Italy’s Matteo Salvini is a more dangerous threat to the EU outside government

By Ambrose Evans-Pritchard
28th Aug 2019

Be careful what you wish for in Italian politics. The exile of the volcanic Matteo Salvini is a Faustian Bargain for the EU establishment and the defenders of the euro project.

There must be a high chance that the Lega strongman – and de facto leader of the Continent’s anti-EU rebellion – will sweep back into power with an overwhelming majority next year or soon after.

He may then be strong enough to push revolutionary changes through the Italian constitutional system that would be impossible sooner: a New Deal spending blitz backed by a politically-controlled Bank of Italy and a parallel “minibot” currency that neutralises the enforcement tools of the European Central Bank.

His departure this week means that others will be left to grapple with Italy’s intractable stagnation.
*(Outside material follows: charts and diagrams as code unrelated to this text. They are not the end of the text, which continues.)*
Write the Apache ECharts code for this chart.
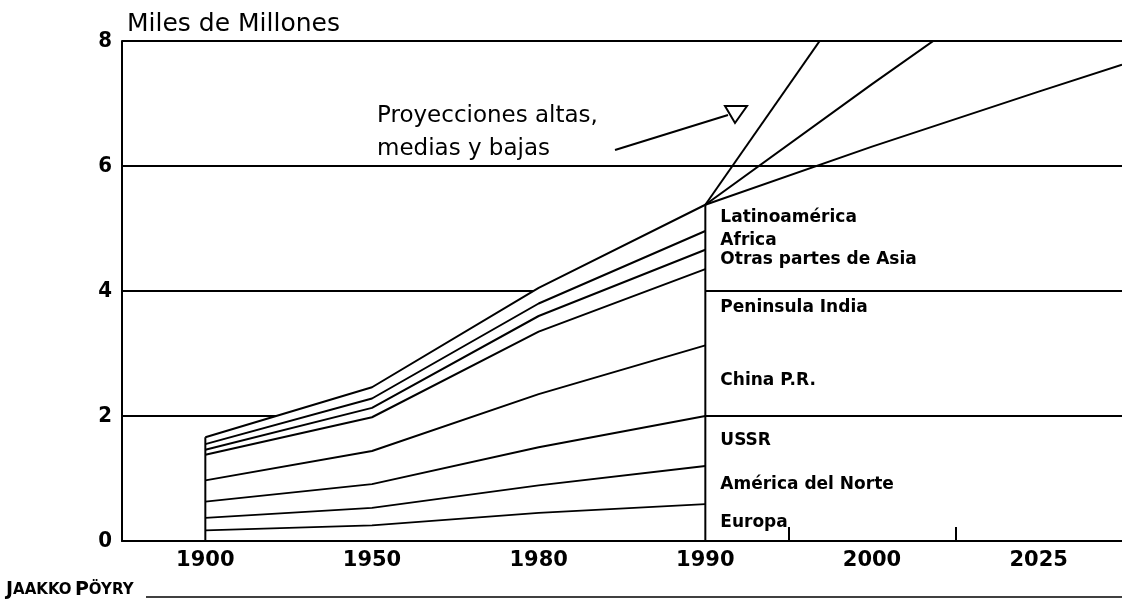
<!DOCTYPE html>
<html><head><meta charset="utf-8">
<script src="https://cdn.jsdelivr.net/npm/echarts@6/dist/echarts.min.js"></script>
<style>html,body{margin:0;padding:0;background:#fff}#c{width:1122px;height:603px}</style>
</head><body><div id="c"></div>
<script>
// ---- data (Miles de Millones) ----
const years = ['1900', '1950', '1980', '1990', '2000', '2025'];
const histYears = ['1900', '1950', '1980', '1990'];
const regions = ['Europa', 'América del Norte', 'USSR', 'China P.R.', 'Peninsula India', 'Otras partes de Asia', 'Africa', 'Latinoamérica'];
const europa       = [0.17, 0.25, 0.45, 0.59];
const americaNorte = [0.20, 0.28, 0.44, 0.61];
const ussr         = [0.26, 0.38, 0.61, 0.80];
const china        = [0.34, 0.53, 0.85, 1.13];
const india        = [0.41, 0.54, 1.00, 1.22];
const otrasAsia    = [0.08, 0.15, 0.25, 0.31];
const africa       = [0.09, 0.15, 0.20, 0.30];
const latino       = [0.11, 0.18, 0.25, 0.42];
const projAltaYears = ['2000'];
const projAlta      = [9.2];
const projMediaYears = ['2000', '2025'];
const projMedia      = [7.31, 9.19];
const projBajaYears = ['2000', '2025'];
const projBaja      = [6.31, 7.19];
const projBajaEdge  = 7.62;   // low projection where it leaves the frame
const yTicks = [0, 2, 4, 6, 8];

// ---- build ----
const regionData = [europa, americaNorte, ussr, china, india, otrasAsia, africa, latino];
const slot = y => years.indexOf(y) + 0.5;
const cum = [];
regionData.forEach((arr, k) => cum.push(arr.map((v, i) => v + (k ? cum[k - 1][i] : 0))));
const totals = cum[cum.length - 1];
const last = histYears.length - 1;
const black = { color: '#000', width: 2 };
const series = [];
series.push({ type: 'line', z: 1, silent: true, symbol: 'none',
  data: histYears.map((y, i) => [slot(y), totals[i]]),
  lineStyle: { width: 0 }, areaStyle: { color: '#fff', opacity: 1 } });
regions.forEach((name, k) => series.push({ name, type: 'line', z: 3, symbol: 'none', silent: true,
  data: histYears.map((y, i) => [slot(y), cum[k][i]]), lineStyle: black }));
[0, last].forEach(i => series.push({ type: 'line', z: 3, symbol: 'none', silent: true,
  data: [[slot(histYears[i]), 0], [slot(histYears[i]), totals[i]]], lineStyle: black }));
const start = [slot(histYears[last]), totals[last]];
series.push({ type: 'line', z: 3, symbol: 'none', silent: true, lineStyle: black,
  data: [start].concat(projAltaYears.map((y, i) => [slot(y), projAlta[i]])) });
series.push({ type: 'line', z: 3, symbol: 'none', silent: true, lineStyle: black,
  data: [start].concat(projMediaYears.map((y, i) => [slot(y), projMedia[i]])) });
series.push({ type: 'line', z: 3, symbol: 'none', silent: true, lineStyle: black,
  data: [start].concat(projBajaYears.map((y, i) => [slot(y), projBaja[i]]), [[years.length, projBajaEdge]]) });
series.push({ type: 'scatter', z: 4, symbolSize: 0, silent: true,
  itemStyle: { opacity: 1, color: '#000' },
  data: regions.map((name, k) => ({ name, value: [slot(histYears[last]), cum[k][last] - regionData[k][last] / 2] })),
  label: { show: true, position: 'right', distance: 15, formatter: '{b}', color: '#000', opacity: 1,
    fontSize: 17, fontWeight: 'bold', fontFamily: 'DejaVu Sans' } });

const chart = echarts.init(document.getElementById('c'), null, { renderer: 'canvas' });
chart.setOption({
  animation: false,
  backgroundColor: '#fff',
  grid: { left: 122, right: -4, top: 41, bottom: 62 },
  xAxis: {
    type: 'value', min: 0, max: years.length, z: 5,
    axisLine: { show: true, lineStyle: black },
    axisTick: { show: true, inside: true, length: 14, lineStyle: black, customValues: [4, 5] },
    axisLabel: { customValues: years.map((y, i) => i + 0.5), formatter: v => years[Math.round(v - 0.5)],
      color: '#000', fontSize: 21, fontWeight: 'bold', fontFamily: 'DejaVu Sans', margin: 9 },
    splitLine: { show: false }
  },
  yAxis: {
    type: 'value', min: yTicks[0], max: yTicks[yTicks.length - 1], interval: 2,
    axisLine: { show: true, lineStyle: black },
    axisTick: { show: false },
    axisLabel: { color: '#000', fontSize: 22, fontWeight: 'bold', fontFamily: 'Liberation Sans Narrow, DejaVu Sans Condensed, DejaVu Sans', margin: 10 },
    splitLine: { show: true, lineStyle: black }
  },
  graphic: [
    { type: 'text', left: 127, top: 12, style: { text: 'Miles de Millones', fontSize: 25, fontFamily: 'DejaVu Sans', fill: '#000' } },
    { type: 'text', left: 377, top: 100, style: { text: 'Proyecciones altas,\nmedias y bajas', fontSize: 23, lineHeight: 33, fontFamily: 'DejaVu Sans', fill: '#000' } },
    { type: 'line', shape: { x1: 615, y1: 150, x2: 728, y2: 115 }, style: { stroke: '#000', lineWidth: 2 } },
    { type: 'polygon', shape: { points: [[725, 106], [747, 106], [735, 123]] }, style: { stroke: '#000', lineWidth: 2, fill: 'none' } },
    { type: 'text', left: 6, top: 581, style: {
      rich: { b: { fontSize: 19, fontWeight: 'bold', fontFamily: 'DejaVu Sans', fill: '#000' },
              s: { fontSize: 15, fontWeight: 'bold', fontFamily: 'DejaVu Sans', fill: '#000' } },
      text: '{b|J}{s|AAKKO} {b|P}{s|ÖYRY}' } },
    { type: 'line', shape: { x1: 146, y1: 597, x2: 1122, y2: 597 }, style: { stroke: '#000', lineWidth: 1.5 } }
  ],
  series
});
</script></body></html>
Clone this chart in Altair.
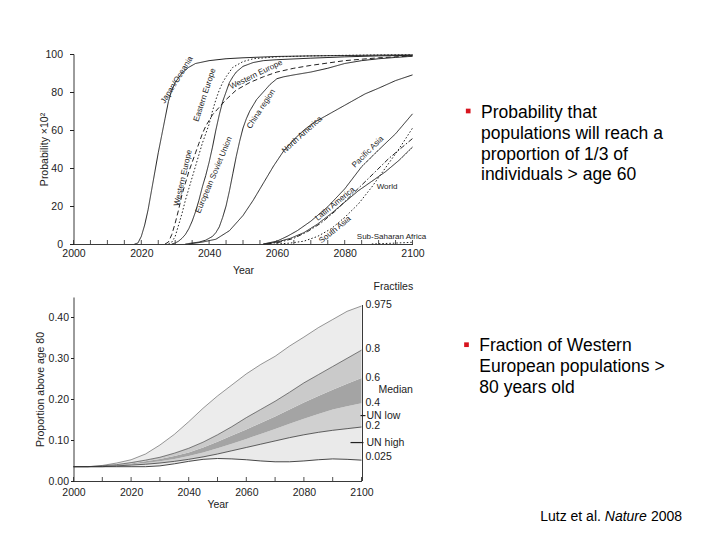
import altair as alt
import pandas as pd

FONT = "Liberation Sans"
INK = "#222222"
RED = "#d7141e"

# ---------------------------------------------------------------
# Upper panel: probability (x100) that a region reaches 1/3 of its
# population above age 60
# ---------------------------------------------------------------
japan_years = [2018, 2019, 2020, 2021, 2022, 2023, 2024, 2025, 2026, 2027, 2028, 2029,
               2030, 2032, 2034, 2036, 2040, 2045, 2050, 2060, 2070, 2080, 2090, 2100]
japan_vals = [0, 0.5, 4, 10, 18, 28, 38, 48, 57, 66, 75, 81,
              85, 90, 93, 95, 96.5, 97.5, 98, 98.7, 99, 99.2, 99.4, 99.5]

weur_years = [2027, 2028, 2029, 2030, 2031, 2032, 2033, 2034, 2035, 2036, 2037, 2038, 2039,
              2040, 2041, 2042, 2043, 2045, 2048, 2052, 2056, 2060, 2065, 2070, 2080, 2090, 2100]
weur_vals = [0, 1, 5, 11, 18, 26, 32, 38, 43, 48, 53, 58, 62,
             65, 68, 70, 72, 76, 81, 85, 88, 90.5, 92.5, 94, 96.5, 98, 99]

eeur_years = [2028, 2029, 2030, 2031, 2032, 2033, 2034, 2035, 2036, 2037, 2038, 2039, 2040,
              2041, 2042, 2043, 2044, 2045, 2047, 2050, 2053, 2060, 2070, 2080, 2090, 2100]
eeur_vals = [0, 1, 4, 10, 16, 23, 29, 35, 41, 47, 53, 58, 63,
             70, 76, 81, 85, 88, 93, 96, 97.5, 98.5, 99, 99.3, 99.5, 99.6]

esu_years = [2029, 2030, 2031, 2032, 2033, 2034, 2035, 2036, 2037, 2038, 2039, 2040, 2041, 2042,
             2043, 2044, 2045, 2046, 2047, 2048, 2050, 2053, 2056, 2060, 2070, 2080, 2090, 2100]
esu_vals = [0, 0.5, 1.5, 3, 5, 8, 12, 17, 23, 30, 36, 43, 51, 60,
            68, 75, 80, 85, 88, 90.5, 93.5, 95.5, 96.5, 97, 97.8, 98.5, 99, 99.3]

china_years = [2033, 2035, 2037, 2039, 2041, 2042, 2043, 2044, 2045, 2046, 2047, 2048, 2049, 2050,
               2051, 2052, 2054, 2056, 2058, 2060, 2062, 2065, 2070, 2075, 2080, 2085, 2090, 2095, 2100]
china_vals = [0, 0.5, 1, 2, 4, 6, 9, 14, 20, 28, 37, 46, 54, 61,
              66, 70, 76, 80, 84, 87, 88, 89, 90.5, 92.5, 95, 96.5, 97.5, 98.2, 98.8]

namer_years = [2034, 2038, 2042, 2046, 2050, 2053, 2056, 2059, 2062, 2065,
               2068, 2071, 2074, 2077, 2080, 2083, 2086, 2090, 2095, 2100]
namer_vals = [0, 1, 2.5, 7, 15, 23, 32, 41, 49, 55, 60, 64, 67, 70, 73, 76, 79, 82, 86, 89]

pasia_years = [2056, 2060, 2063, 2066, 2070, 2075, 2080, 2085, 2090, 2095, 2100]
pasia_vals = [0, 1.5, 4, 7, 12, 19.6, 29, 40.7, 49.5, 58, 68.5]

latam_years = [2057, 2061, 2065, 2069, 2073, 2077, 2081, 2085, 2089, 2093, 2097, 2100]
latam_vals = [0, 1, 3, 6.5, 11, 17, 24, 31, 38, 45, 51, 55.5]

sasia_years = [2060, 2064, 2068, 2072, 2076, 2080, 2084, 2088, 2092, 2096, 2100]
sasia_vals = [0, 0.5, 1.5, 4, 8, 14, 21, 30, 40, 50, 61]

world_years = [2056, 2060, 2064, 2068, 2072, 2076, 2080, 2084, 2088, 2092, 2096, 2100]
world_vals = [0, 1, 3, 6, 10.5, 16, 22, 28, 33, 38, 44, 51]

ssa_years = [2088, 2094, 2100]
ssa_vals = [0, 0.4, 0.9]

curves = [
    ("Japan/Oceania", japan_years, japan_vals, "solid"),
    ("Western Europe", weur_years, weur_vals, "dashed"),
    ("Eastern Europe", eeur_years, eeur_vals, "dotted"),
    ("European Soviet Union", esu_years, esu_vals, "solid"),
    ("China region", china_years, china_vals, "solid"),
    ("North America", namer_years, namer_vals, "solid"),
    ("Pacific Asia", pasia_years, pasia_vals, "solid"),
    ("Latin America", latam_years, latam_vals, "dashdot"),
    ("South Asia", sasia_years, sasia_vals, "dotted"),
    ("World", world_years, world_vals, "solid"),
    ("Sub-Saharan Africa", ssa_years, ssa_vals, "dotted"),
]
curve_rows = []
for name, ys, vs, style in curves:
    for y, v in zip(ys, vs):
        curve_rows.append({"region": name, "year": y, "value": v, "style": style})
curve_df = pd.DataFrame(curve_rows)

# in-plot region labels: text, anchor year, anchor value, rotation
region_labels = ["Japan/Oceania", "Eastern Europe", "Western Europe", "China region",
                 "Western Europe", "European Soviet Union", "North America",
                 "Pacific Asia", "Latin America", "World", "South Asia",
                 "Sub-Saharan Africa"]
label_years = [2030.6, 2038.8, 2053.9, 2055.4, 2032.4, 2041.5, 2067.5,
               2086.9, 2077.2, 2092.5, 2077.2, 2093.8]
label_vals = [86.3, 78.4, 89, 71, 34.7, 36.3, 57.4, 48.4, 21, 30, 7.4, 3.7]
label_angles = [302, 288, 334, 303, 283, 293, 318, 315, 321, 0, 321, 0]
label_df = pd.DataFrame({"label": region_labels, "year": label_years,
                         "value": label_vals, "angle": label_angles})

top_tick_years = list(range(2000, 2101, 5))
top_x_labels = list(range(2000, 2101, 20))
top_y_labels = [0, 20, 40, 60, 80, 100]

TOP_W, TOP_H = 339, 190
top_x_scale = alt.Scale(domain=[2000, 2100], nice=False, zero=False)
top_y_scale = alt.Scale(domain=[0, 100], nice=False, zero=False)
top_x_axis = alt.Axis(values=top_x_labels, format="d", tickSize=0, labelPadding=4,
                      labelFlush=False, title="Year", titlePadding=7, labelOverlap=False)
top_y_axis = alt.Axis(values=top_y_labels, format="d", tickSize=4, labelPadding=7,
                      labelFlush=False, labelOverlap=False, title="Probability ×10²",
                      titlePadding=-5)

x_top = alt.X("year:Q", scale=top_x_scale, axis=top_x_axis)
y_top = alt.Y("value:Q", scale=top_y_scale, axis=top_y_axis)

lines = alt.Chart(curve_df).mark_line(strokeWidth=1, color=INK).encode(
    x=x_top, y=y_top, detail="region:N", order="year:Q",
    strokeDash=alt.StrokeDash("style:N", legend=None, scale=alt.Scale(
        domain=["solid", "dashed", "dotted", "dashdot"],
        range=[[1, 0], [5, 3], [1.5, 2], [5, 2, 1.5, 2]])),
)

region_text = alt.Chart(label_df).mark_text(font=FONT, fontSize=8, color=INK).encode(
    x=x_top, y=y_top, text="label:N", angle=alt.Angle("angle:Q", scale=None),
)

top_ticks = alt.Chart(pd.DataFrame({"year": top_tick_years})).mark_rule(
    color=INK, strokeWidth=0.8).encode(
    x=x_top, y=alt.value(TOP_H), y2=alt.value(TOP_H - 4))

note1 = pd.DataFrame({"t": ["Probability that\npopulations will reach a\n"
                            "proportion of 1/3 of\nindividuals > age 60"]})
bullet1 = alt.Chart(note1).mark_square(size=22, color=RED, opacity=1).encode(
    x=alt.value(394.7), y=alt.value(57))
text1 = alt.Chart(note1).mark_text(font=FONT, fontSize=17.5, color="#000000", align="left",
                                   baseline="alphabetic", lineBreak="\n", lineHeight=20.7).encode(
    x=alt.value(407.5), y=alt.value(64.3), text="t:N")

top = alt.layer(lines, region_text, top_ticks, bullet1, text1).properties(
    width=TOP_W, height=TOP_H)

# ---------------------------------------------------------------
# Lower panel: proportion of Western Europe's population above 80,
# probabilistic fractiles
# ---------------------------------------------------------------
fan_years = list(range(2000, 2101, 5))
q025 = [.035, .035, .035, .035, .035, .035, .037, .042, .048, .053, .055,
        .054, .052, .049, .047, .047, .049, .052, .054, .053, .051]
q200 = [.035, .035, .035, .037, .039, .041, .044, .048, .053, .059, .066,
        .074, .082, .090, .098, .106, .113, .119, .124, .128, .132]
q400 = [.035, .035, .036, .038, .041, .044, .048, .054, .061, .070, .080,
        .091, .103, .115, .127, .140, .152, .164, .175, .183, .190]
q600 = [.035, .035, .036, .039, .043, .048, .054, .061, .070, .082, .096,
        .111, .126, .142, .158, .175, .192, .208, .223, .238, .252]
q800 = [.035, .035, .037, .040, .045, .051, .058, .068, .080, .095, .113,
        .133, .155, .175, .195, .217, .240, .260, .280, .300, .320]
q975 = [.035, .035, .038, .044, .052, .066, .088, .114, .145, .178, .208,
        .235, .262, .285, .305, .330, .352, .375, .395, .415, .428]

# UN variants in 2100
un_labels = ["UN  low", "UN  high"]
un_vals = [0.160, 0.094]

fractile_text = ["0.975", "0.8", "0.6", "Median", "0.4", "UN  low", "0.2", "UN  high", "0.025"]
fractile_pos = [0.430, 0.323, 0.252, 0.222, 0.190, 0.160, 0.134, 0.094, 0.058]
fractile_dx = [4, 4, 4, 17, 4, 5, 4, 5, 4]

bands = [("b1", q025, q200), ("b2", q200, q400), ("b3", q400, q600),
         ("b4", q600, q800), ("b5", q800, q975)]
band_rows = []
for name, lo, hi in bands:
    for yr, a, b in zip(fan_years, lo, hi):
        band_rows.append({"band": name, "year": yr, "lo": a, "hi": b})
band_df = pd.DataFrame(band_rows)

edge_rows = []
for name, qs in [("q025", q025), ("q200", q200), ("q800", q800), ("q975", q975)]:
    for yr, v in zip(fan_years, qs):
        edge_rows.append({"edge": name, "year": yr, "value": v})
edge_df = pd.DataFrame(edge_rows)

BOT_W, BOT_H = 288, 184
bot_x_labels = list(range(2000, 2101, 20))
bot_tick_years = list(range(2000, 2101, 10))
bot_y_labels = [0, 0.1, 0.2, 0.3, 0.4]

bot_x_scale = alt.Scale(domain=[2000, 2100], nice=False, zero=False)
bot_y_scale = alt.Scale(domain=[0, 0.45], nice=False)
bot_x_axis = alt.Axis(values=bot_x_labels, format="d", tickSize=0, labelPadding=6,
                      labelFlush=False, title="Year", titlePadding=2, labelOverlap=False)
bot_y_axis = alt.Axis(values=bot_y_labels, format=".2f", tickSize=3, labelPadding=2,
                      labelFlush=False, labelOverlap=False,
                      title="Proportion above age 80", titlePadding=3)

x_bot = alt.X("year:Q", scale=bot_x_scale, axis=bot_x_axis)


def y_bot(field):
    return alt.Y(field, scale=bot_y_scale, axis=bot_y_axis)


fan = alt.Chart(band_df).mark_area(opacity=1).encode(
    x=x_bot, y=y_bot("lo:Q"), y2="hi:Q",
    color=alt.Color("band:N", legend=None, scale=alt.Scale(
        domain=["b1", "b2", "b3", "b4", "b5"],
        range=["#eaeaea", "#d0d0d0", "#a4a4a4", "#cacaca", "#ececec"])),
)

edges = alt.Chart(edge_df).mark_line(color="#333333").encode(
    x=x_bot, y=y_bot("value:Q"), detail="edge:N",
    strokeWidth=alt.StrokeWidth("edge:N", legend=None, scale=alt.Scale(
        domain=["q025", "q200", "q800", "q975"], range=[0.9, 0.5, 0.6, 0.9])),
)

bot_ticks = alt.Chart(pd.DataFrame({"year": bot_tick_years})).mark_rule(
    color=INK, strokeWidth=0.8).encode(
    x=x_bot, y=alt.value(BOT_H), y2=alt.value(BOT_H - 4))

right_axis = alt.Chart(pd.DataFrame({"k": [0]})).mark_rule(color=INK, strokeWidth=0.9).encode(
    x=alt.value(BOT_W + 1), y=alt.value(8), y2=alt.value(BOT_H))

un_df = pd.DataFrame({"label": un_labels, "value": un_vals})
un_low = alt.Chart(un_df[un_df.label == "UN  low"]).mark_rule(color=INK, strokeWidth=1.2).encode(
    y=y_bot("value:Q"), x=alt.value(BOT_W - 1), x2=alt.value(BOT_W + 4))
un_high = alt.Chart(un_df[un_df.label == "UN  high"]).mark_rule(color=INK, strokeWidth=1.2).encode(
    y=y_bot("value:Q"), x=alt.value(BOT_W - 11), x2=alt.value(BOT_W + 2))

frac_df = pd.DataFrame({"t": fractile_text, "value": fractile_pos, "dx": fractile_dx,
                        "year": [2100] * len(fractile_text)})
frac_labels = alt.layer(*[
    alt.Chart(frac_df.iloc[[i]]).mark_text(font=FONT, fontSize=10.5, color=INK, align="left",
                                           baseline="middle", dx=int(d)).encode(
        x=x_bot, y=y_bot("value:Q"), text="t:N")
    for i, d in enumerate(fractile_dx)
])

hdr = alt.Chart(pd.DataFrame({"t": ["Fractiles"]})).mark_text(
    font=FONT, fontSize=10.5, color=INK, align="left", baseline="alphabetic").encode(
    x=alt.value(BOT_W + 12), y=alt.value(-7), text="t:N")

note2 = pd.DataFrame({"t": ["Fraction of Western\nEuropean populations >\n80 years old"]})
bullet2 = alt.Chart(note2).mark_square(size=22, color=RED, opacity=1).encode(
    x=alt.value(393), y=alt.value(47.7))
text2 = alt.Chart(note2).mark_text(font=FONT, fontSize=17.5, color="#000000", align="left",
                                   baseline="alphabetic", lineBreak="\n", lineHeight=21).encode(
    x=alt.value(405.8), y=alt.value(53.7), text="t:N")

cite_parts = ["Lutz et al.", "Nature", "2008"]
cite_x = [466.7, 531.3, 577.5]
cite_style = ["normal", "italic", "normal"]
cite = alt.layer(*[
    alt.Chart(pd.DataFrame({"t": [p]})).mark_text(
        font=FONT, fontSize=14, fontStyle=s, color="#000000", align="left",
        baseline="alphabetic").encode(x=alt.value(px), y=alt.value(223.7), text="t:N")
    for p, px, s in zip(cite_parts, cite_x, cite_style)
])

bottom = alt.layer(fan, edges, bot_ticks, right_axis, un_low, un_high, frac_labels, hdr,
                   bullet2, text2, cite).properties(width=BOT_W, height=BOT_H)

chart = alt.vconcat(top, bottom, spacing=53, bounds="flush").properties(
    padding={"left": 34.5, "top": 49, "right": 4, "bottom": 4},
    background="white",
).configure_view(stroke=None).configure_axis(
    labelFont=FONT, titleFont=FONT, labelFontSize=10.5, titleFontSize=10.5,
    titleFontWeight="normal", labelColor=INK, titleColor=INK, domainColor=INK,
    tickColor=INK, domainWidth=0.9, grid=False,
)

chart.save("out.html", embed_options={"renderer": "svg", "actions": False})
It is they who will have to push through €23bn of austerity cuts to comply with the EU’s stability pact and the fiscal compact, the paraphernalia of arcane budget rules concocted by lawyers and unworkable in a serious downturn. Mr Salvini’s hands will be clean. “It is a win-win situation for us,” said Claudio Borghi, the Lega’s economics chief.

Assuming that there is no last-minute upset the radical Five Star Movement will embrace its arch-enemy – the pro-EU, centrist, Democrat Party (PD) – and form an awkward coalition with no obvious mission other than holding power for its own sake.